Exercise description -
Would you extract the whole listing below and retype it exactly?

Data lines -
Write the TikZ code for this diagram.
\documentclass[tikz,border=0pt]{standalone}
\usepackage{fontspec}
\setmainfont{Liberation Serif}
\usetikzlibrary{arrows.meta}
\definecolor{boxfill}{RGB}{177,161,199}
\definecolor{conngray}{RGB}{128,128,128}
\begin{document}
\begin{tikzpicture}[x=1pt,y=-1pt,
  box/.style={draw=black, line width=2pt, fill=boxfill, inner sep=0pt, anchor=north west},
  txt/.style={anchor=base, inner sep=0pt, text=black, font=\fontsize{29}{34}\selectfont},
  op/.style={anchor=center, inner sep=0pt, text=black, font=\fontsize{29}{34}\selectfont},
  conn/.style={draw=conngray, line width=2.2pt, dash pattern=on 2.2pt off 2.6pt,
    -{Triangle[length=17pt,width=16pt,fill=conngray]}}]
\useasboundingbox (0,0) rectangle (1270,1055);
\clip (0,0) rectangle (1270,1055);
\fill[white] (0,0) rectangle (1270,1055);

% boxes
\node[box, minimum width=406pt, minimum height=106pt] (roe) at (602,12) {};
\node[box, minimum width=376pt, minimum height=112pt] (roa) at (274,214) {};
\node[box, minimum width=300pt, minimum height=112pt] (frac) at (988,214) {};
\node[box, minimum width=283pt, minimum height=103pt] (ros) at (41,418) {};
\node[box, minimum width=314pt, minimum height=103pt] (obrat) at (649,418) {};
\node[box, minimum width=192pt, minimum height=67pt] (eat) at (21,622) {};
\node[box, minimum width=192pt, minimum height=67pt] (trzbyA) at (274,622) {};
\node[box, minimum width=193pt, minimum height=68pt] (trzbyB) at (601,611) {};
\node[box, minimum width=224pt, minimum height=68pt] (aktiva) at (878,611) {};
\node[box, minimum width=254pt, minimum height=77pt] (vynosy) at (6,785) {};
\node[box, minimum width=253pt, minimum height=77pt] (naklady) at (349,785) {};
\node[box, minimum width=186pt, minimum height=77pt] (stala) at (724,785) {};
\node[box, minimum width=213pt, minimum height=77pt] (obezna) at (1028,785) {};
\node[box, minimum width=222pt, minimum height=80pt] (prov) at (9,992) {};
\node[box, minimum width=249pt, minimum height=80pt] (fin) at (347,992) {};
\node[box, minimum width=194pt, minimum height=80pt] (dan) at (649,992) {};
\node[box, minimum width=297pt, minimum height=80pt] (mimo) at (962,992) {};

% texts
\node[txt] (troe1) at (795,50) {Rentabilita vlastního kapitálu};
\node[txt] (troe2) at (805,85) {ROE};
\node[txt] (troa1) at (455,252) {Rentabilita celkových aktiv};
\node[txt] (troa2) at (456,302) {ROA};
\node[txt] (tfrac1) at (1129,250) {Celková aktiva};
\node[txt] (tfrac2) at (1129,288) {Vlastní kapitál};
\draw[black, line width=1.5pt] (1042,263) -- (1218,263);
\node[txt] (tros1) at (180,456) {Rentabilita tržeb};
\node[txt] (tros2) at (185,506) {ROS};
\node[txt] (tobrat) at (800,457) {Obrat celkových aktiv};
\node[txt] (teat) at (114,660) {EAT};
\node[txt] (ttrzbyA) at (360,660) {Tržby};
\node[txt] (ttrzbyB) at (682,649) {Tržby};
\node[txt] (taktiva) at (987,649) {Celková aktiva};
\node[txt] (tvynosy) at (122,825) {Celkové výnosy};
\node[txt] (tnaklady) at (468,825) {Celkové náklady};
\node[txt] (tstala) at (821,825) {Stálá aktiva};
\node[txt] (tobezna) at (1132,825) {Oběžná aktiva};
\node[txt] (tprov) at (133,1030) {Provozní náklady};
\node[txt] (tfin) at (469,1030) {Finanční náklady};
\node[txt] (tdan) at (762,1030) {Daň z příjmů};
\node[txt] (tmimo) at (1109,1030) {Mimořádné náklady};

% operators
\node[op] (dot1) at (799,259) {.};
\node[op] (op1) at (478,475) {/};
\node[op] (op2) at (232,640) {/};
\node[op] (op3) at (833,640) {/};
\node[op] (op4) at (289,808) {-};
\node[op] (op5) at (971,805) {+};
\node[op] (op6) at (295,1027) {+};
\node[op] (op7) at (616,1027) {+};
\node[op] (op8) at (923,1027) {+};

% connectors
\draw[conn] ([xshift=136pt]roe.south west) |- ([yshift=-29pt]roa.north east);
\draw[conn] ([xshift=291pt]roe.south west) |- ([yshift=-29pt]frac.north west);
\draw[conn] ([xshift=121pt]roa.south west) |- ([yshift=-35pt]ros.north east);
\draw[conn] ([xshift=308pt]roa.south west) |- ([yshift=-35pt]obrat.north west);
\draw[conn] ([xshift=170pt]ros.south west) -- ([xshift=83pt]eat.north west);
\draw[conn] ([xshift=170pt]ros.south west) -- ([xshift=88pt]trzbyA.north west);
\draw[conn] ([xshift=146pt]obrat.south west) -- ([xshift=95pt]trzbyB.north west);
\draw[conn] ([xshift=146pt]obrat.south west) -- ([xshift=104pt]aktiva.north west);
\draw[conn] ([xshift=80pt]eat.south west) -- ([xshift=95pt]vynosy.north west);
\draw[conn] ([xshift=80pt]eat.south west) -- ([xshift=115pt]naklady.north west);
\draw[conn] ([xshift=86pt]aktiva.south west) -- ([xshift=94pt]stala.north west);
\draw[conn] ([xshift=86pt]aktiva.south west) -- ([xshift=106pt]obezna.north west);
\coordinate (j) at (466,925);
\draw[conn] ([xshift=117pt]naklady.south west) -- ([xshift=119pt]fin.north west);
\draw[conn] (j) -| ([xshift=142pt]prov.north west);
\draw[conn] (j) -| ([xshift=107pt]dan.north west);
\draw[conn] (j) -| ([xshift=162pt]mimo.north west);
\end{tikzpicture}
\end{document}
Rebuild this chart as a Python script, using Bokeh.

Correct result -
Write the TikZ code for this diagram.
\documentclass[tikz,border=0pt]{standalone}
\usepackage{fontspec}
\setmainfont{Liberation Serif}
\usetikzlibrary{arrows.meta}
\definecolor{boxfill}{RGB}{177,161,199}
\definecolor{conngray}{RGB}{128,128,128}
\begin{document}
\begin{tikzpicture}[x=1pt,y=-1pt,
  box/.style={draw=black, line width=2pt, fill=boxfill, inner sep=0pt, anchor=north west},
  txt/.style={anchor=base, inner sep=0pt, text=black, font=\fontsize{29}{34}\selectfont},
  op/.style={anchor=center, inner sep=0pt, text=black, font=\fontsize{29}{34}\selectfont},
  conn/.style={draw=conngray, line width=2.2pt, dash pattern=on 2.2pt off 2.6pt,
    -{Triangle[length=17pt,width=16pt,fill=conngray]}}]
\useasboundingbox (0,0) rectangle (1270,1055);
\clip (0,0) rectangle (1270,1055);
\fill[white] (0,0) rectangle (1270,1055);

% boxes
\node[box, minimum width=406pt, minimum height=106pt] (roe) at (602,12) {};
\node[box, minimum width=376pt, minimum height=112pt] (roa) at (274,214) {};
\node[box, minimum width=300pt, minimum height=112pt] (frac) at (988,214) {};
\node[box, minimum width=283pt, minimum height=103pt] (ros) at (41,418) {};
\node[box, minimum width=314pt, minimum height=103pt] (obrat) at (649,418) {};
\node[box, minimum width=192pt, minimum height=67pt] (eat) at (21,622) {};
\node[box, minimum width=192pt, minimum height=67pt] (trzbyA) at (274,622) {};
\node[box, minimum width=193pt, minimum height=68pt] (trzbyB) at (601,611) {};
\node[box, minimum width=224pt, minimum height=68pt] (aktiva) at (878,611) {};
\node[box, minimum width=254pt, minimum height=77pt] (vynosy) at (6,785) {};
\node[box, minimum width=253pt, minimum height=77pt] (naklady) at (349,785) {};
\node[box, minimum width=186pt, minimum height=77pt] (stala) at (724,785) {};
\node[box, minimum width=213pt, minimum height=77pt] (obezna) at (1028,785) {};
\node[box, minimum width=222pt, minimum height=80pt] (prov) at (9,992) {};
\node[box, minimum width=249pt, minimum height=80pt] (fin) at (347,992) {};
\node[box, minimum width=194pt, minimum height=80pt] (dan) at (649,992) {};
\node[box, minimum width=297pt, minimum height=80pt] (mimo) at (962,992) {};

% texts
\node[txt] (troe1) at (795,50) {Rentabilita vlastního kapitálu};
\node[txt] (troe2) at (805,85) {ROE};
\node[txt] (troa1) at (455,252) {Rentabilita celkových aktiv};
\node[txt] (troa2) at (456,302) {ROA};
\node[txt] (tfrac1) at (1129,250) {Celková aktiva};
\node[txt] (tfrac2) at (1129,288) {Vlastní kapitál};
\draw[black, line width=1.5pt] (1042,263) -- (1218,263);
\node[txt] (tros1) at (180,456) {Rentabilita tržeb};
\node[txt] (tros2) at (185,506) {ROS};
\node[txt] (tobrat) at (800,457) {Obrat celkových aktiv};
\node[txt] (teat) at (114,660) {EAT};
\node[txt] (ttrzbyA) at (360,660) {Tržby};
\node[txt] (ttrzbyB) at (682,649) {Tržby};
\node[txt] (taktiva) at (987,649) {Celková aktiva};
\node[txt] (tvynosy) at (122,825) {Celkové výnosy};
\node[txt] (tnaklady) at (468,825) {Celkové náklady};
\node[txt] (tstala) at (821,825) {Stálá aktiva};
\node[txt] (tobezna) at (1132,825) {Oběžná aktiva};
\node[txt] (tprov) at (133,1030) {Provozní náklady};
\node[txt] (tfin) at (469,1030) {Finanční náklady};
\node[txt] (tdan) at (762,1030) {Daň z příjmů};
\node[txt] (tmimo) at (1109,1030) {Mimořádné náklady};

% operators
\node[op] (dot1) at (799,259) {.};
\node[op] (op1) at (478,475) {/};
\node[op] (op2) at (232,640) {/};
\node[op] (op3) at (833,640) {/};
\node[op] (op4) at (289,808) {-};
\node[op] (op5) at (971,805) {+};
\node[op] (op6) at (295,1027) {+};
\node[op] (op7) at (616,1027) {+};
\node[op] (op8) at (923,1027) {+};

% connectors
\draw[conn] ([xshift=136pt]roe.south west) |- ([yshift=-29pt]roa.north east);
\draw[conn] ([xshift=291pt]roe.south west) |- ([yshift=-29pt]frac.north west);
\draw[conn] ([xshift=121pt]roa.south west) |- ([yshift=-35pt]ros.north east);
\draw[conn] ([xshift=308pt]roa.south west) |- ([yshift=-35pt]obrat.north west);
\draw[conn] ([xshift=170pt]ros.south west) -- ([xshift=83pt]eat.north west);
\draw[conn] ([xshift=170pt]ros.south west) -- ([xshift=88pt]trzbyA.north west);
\draw[conn] ([xshift=146pt]obrat.south west) -- ([xshift=95pt]trzbyB.north west);
\draw[conn] ([xshift=146pt]obrat.south west) -- ([xshift=104pt]aktiva.north west);
\draw[conn] ([xshift=80pt]eat.south west) -- ([xshift=95pt]vynosy.north west);
\draw[conn] ([xshift=80pt]eat.south west) -- ([xshift=115pt]naklady.north west);
\draw[conn] ([xshift=86pt]aktiva.south west) -- ([xshift=94pt]stala.north west);
\draw[conn] ([xshift=86pt]aktiva.south west) -- ([xshift=106pt]obezna.north west);
\coordinate (j) at (466,925);
\draw[conn] ([xshift=117pt]naklady.south west) -- ([xshift=119pt]fin.north west);
\draw[conn] (j) -| ([xshift=142pt]prov.north west);
\draw[conn] (j) -| ([xshift=107pt]dan.north west);
\draw[conn] (j) -| ([xshift=162pt]mimo.north west);
\end{tikzpicture}
\end{document}
Rebuild this chart as a Python script, using Bokeh.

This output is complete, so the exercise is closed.